I’d like to think that there is another person who shares the same ego with me somewhere in this world. I don’t necessarily want to meet her, but I like the idea of longing for this other self who may exist in another temporal dimension, perhaps having a completely different lifestyle and interests.
3. Jugong Apartments
Jugong Apartments refers to apartment buildings in South Korea that were manufactured during the seventies and eighties all over the country’s capital and surrounding satellite cities. They borrowed the idea of a housing estate with multiple identical apartment buildings from Europe’s social housing solution for low-income groups such as Cité in France. When Korean developers and the government introduced the precast concrete buildings on their land, they provided a new vision of “modern” living to their citizens. Jugong Apartments are largely part of this vision of the country at that time, and I grew up in those buildings.

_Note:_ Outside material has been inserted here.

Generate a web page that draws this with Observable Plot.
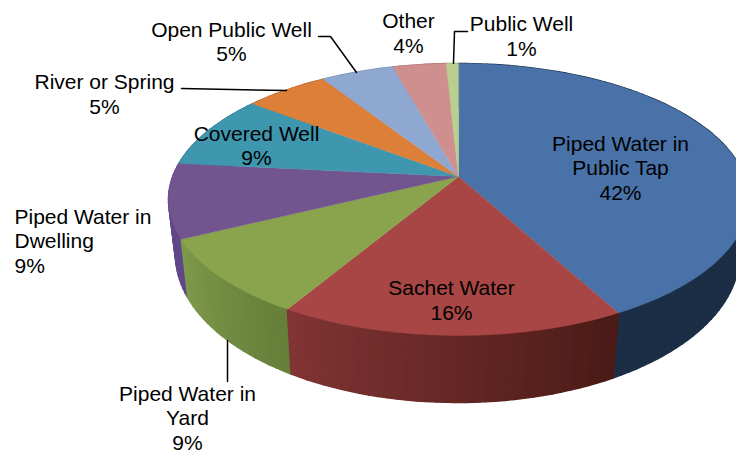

That “Korean Dream” is still relevant, but the apartments aren’t new anymore, so they are getting destroyed, abandoned, and replaced by multi-plex high-rise condominiums. Naturally, I want to shoot as many of them standing as I can before they all disappear.
4. Haruki Murakami
I have read almost all of what he has written. I can boast about my knowledge of this author and, if you are interested, tell you all about the intertwining stories between his novels and my life. I don’t like everything that I read from him, but I like most of it. One of my favorites is Hardboiled Wonderland and the End of the World. I just heard the news that he has announced a new release. I can’t wait.
5. Morning coffee and a good nap
Two things that make my day significantly better even if things go down, spiral out of control, and embarrassing moments happen. Those two things are small but powerful remedies.